What this means for sellers
If you own a home in Presidio Heights, the neighborhood’s long-term appeal can shape how your property should be positioned. Buyers in this market are often responding to context as much as the home itself. Architecture, provenance, design details, and the relationship to the Presidio can all play an important role in how a property is perceived.
That is why presentation matters. In a neighborhood where craftsmanship and scarcity are central to value, a thoughtful go-to-market strategy can help frame your home not simply as inventory, but as a distinctive residential offering with lasting relevance.
What this means for buyers
If you are considering a purchase here, it helps to view Presidio Heights as a neighborhood where quality and scarcity often move together. You are not just evaluating finishes or floor plans. You are also evaluating a limited housing environment shaped by early development, large residential parcels, and enduring adjacency to one of San Francisco’s most significant open-space assets.
For many buyers, that is the point.
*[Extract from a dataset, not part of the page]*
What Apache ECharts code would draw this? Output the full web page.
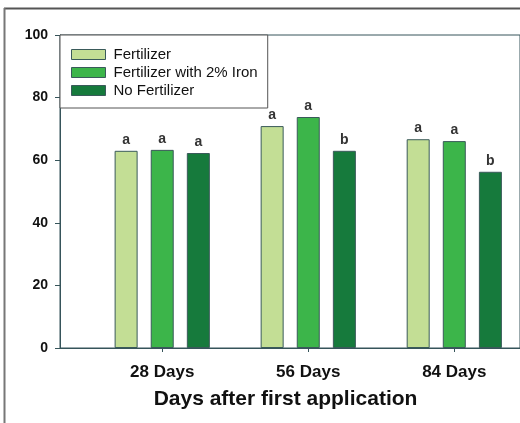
<!DOCTYPE html>
<html><head><meta charset="utf-8">
<script src="https://cdn.jsdelivr.net/npm/echarts@6/dist/echarts.min.js"></script>
<style>html,body{margin:0;padding:0;background:#fff}#c{width:520px;height:423px}</style>
</head><body><div id="c"></div>
<script>
const categories = ['28 Days', '56 Days', '84 Days'];
const categoryPos = [0.7, 1.7, 2.7];
const seriesNames = ['Fertilizer', 'Fertilizer with 2% Iron', 'No Fertilizer'];
const fertilizer = [63.0, 70.9, 66.7];
const fertilizerIron = [63.3, 73.8, 66.1];
const noFertilizer = [62.3, 63.0, 56.3];
const lettersFertilizer = ['a', 'a', 'a'];
const lettersIron = ['a', 'a', 'a'];
const lettersNo = ['a', 'b', 'b'];
const yTicks = [0, 20, 40, 60, 80, 100];

const colors = ['#c3de95', '#3cb54a', '#167a3c'];
const values = [fertilizer, fertilizerIron, noFertilizer];
const letters = [lettersFertilizer, lettersIron, lettersNo];
const axisColor = '#36545a';
const font = '"Liberation Sans", Arial, sans-serif';

const chart = echarts.init(document.getElementById('c'));
chart.setOption({
  animation: false,
  backgroundColor: '#fff',
  textStyle: { fontFamily: font },
  graphic: [
    { type: 'line', shape: { x1: 4, y1: 8.5, x2: 520, y2: 8.5 }, style: { stroke: '#555', lineWidth: 2 } },
    { type: 'line', shape: { x1: 4.5, y1: 8, x2: 4.5, y2: 423 }, style: { stroke: '#777', lineWidth: 2 } }
  ],
  grid: { left: 60, top: 35, right: 0, bottom: 75, show: true, borderColor: axisColor, borderWidth: 1, backgroundColor: 'transparent' },
  legend: {
    orient: 'vertical', left: 60, top: 35,
    data: seriesNames,
    icon: 'rect', itemWidth: 34, itemHeight: 10, itemGap: 3,
    padding: [12, 10, 10, 11],
    borderColor: '#555', borderWidth: 1, backgroundColor: '#fff',
    textStyle: { fontSize: 15, color: '#111', fontFamily: font, padding: [0, 0, 0, 3] },
    itemStyle: { borderColor: '#3a5a5a', borderWidth: 1 }
  },
  xAxis: {
    type: 'value', min: 0, max: 3.15,
    splitLine: { show: false },
    axisLine: { show: true, onZero: false, lineStyle: { color: axisColor, width: 1 } },
    axisTick: { show: true, customValues: categoryPos, length: 4, lineStyle: { color: axisColor } },
    axisLabel: {
      customValues: categoryPos, margin: 16,
      formatter: v => { const i = categoryPos.findIndex(p => Math.abs(p - v) < 1e-6); return i >= 0 ? categories[i] : ''; },
      fontSize: 17, fontWeight: 'bold', color: '#111', fontFamily: font
    },
    name: 'Days after first application', nameLocation: 'middle', nameGap: 41,
    nameTextStyle: { fontSize: 21, fontWeight: 'bold', color: '#111', fontFamily: font, padding: [0, 9, 0, 0] }
  },
  yAxis: {
    type: 'value', min: 0, max: 100, interval: 20,
    splitLine: { show: false },
    axisLine: { show: true, lineStyle: { color: axisColor, width: 1 } },
    axisTick: { show: true, length: 5, lineStyle: { color: axisColor } },
    axisLabel: { fontSize: 14, fontWeight: 'bold', color: '#111', margin: 12, fontFamily: font,
      formatter: v => yTicks.includes(v) ? String(v) : '' }
  },
  series: seriesNames.map((name, s) => ({
    name, type: 'bar',
    barWidth: 23, barGap: '57%',
    data: values[s].map((v, i) => [categoryPos[i], v]),
    itemStyle: { color: colors[s], borderColor: '#3a5a5a', borderWidth: 1 },
    label: { show: true, position: 'top', distance: 4, fontSize: 14, fontWeight: 'bold', color: '#333', fontFamily: font,
      formatter: p => letters[s][p.dataIndex] }
  }))
});
</script></body></html>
The appeal is not about chasing novelty. It is about owning in a place with a strong physical identity, deep architectural character, and persistent demand.
Long-term appeal comes from fundamentals
Presidio Heights homes hold long-term appeal because the neighborhood’s advantages are hard to reproduce. The location next to the Presidio is lasting. The architectural stock is distinguished. The streetscape feels complete. And the supply picture remains constrained by history, form, and zoning.
No neighborhood can promise a guaranteed outcome, and luxury markets can move in cycles. Still, the evidence supports this view: Presidio Heights stands out as a historically durable, supply-constrained enclave where design, setting, and scarcity continue to matter.
If you are thinking about buying or selling in Presidio Heights, working with an advisor who understands both market dynamics and the cultural value of exceptional homes can make a meaningful difference. Tania Toubba offers a discreet, highly curated approach for clients navigating San Francisco’s most distinguished residential markets.
FAQs
Why do Presidio Heights homes have long-term appeal?
- Presidio Heights homes benefit from a combination of limited supply, architecturally significant housing, and immediate adjacency to the Presidio, which creates durable lifestyle and market appeal.
What makes Presidio Heights different from other San Francisco neighborhoods?
- Presidio Heights stands out for its large single-family homes, custom architectural heritage, established residential scale, and direct access to a major public park with trails, views, and historic character.
Is Presidio Heights a supply-constrained neighborhood?
- Yes. Planning records indicate the neighborhood was largely built out by 1930, and parts of the area include one-family zoning patterns that reinforce limited new supply at the block level.
How competitive is the Presidio Heights real estate market?
- Recent market data in the research report shows very low inventory, a median of 10 days on market, above-list sales activity, and a high competitiveness score, all of which point to strong buyer demand.
Does Presidio Heights offer mostly single-family homes?
- Planning documents describe Presidio Heights as primarily made up of large single-family residences, often two to four stories tall, with a strong tradition of architect-designed homes.
Why does the Presidio matter to Presidio Heights homeowners?
- The Presidio adds long-term value because it provides nearby open space, trails, views, historic buildings, and a publicly stewarded landscape that is both substantial and enduring.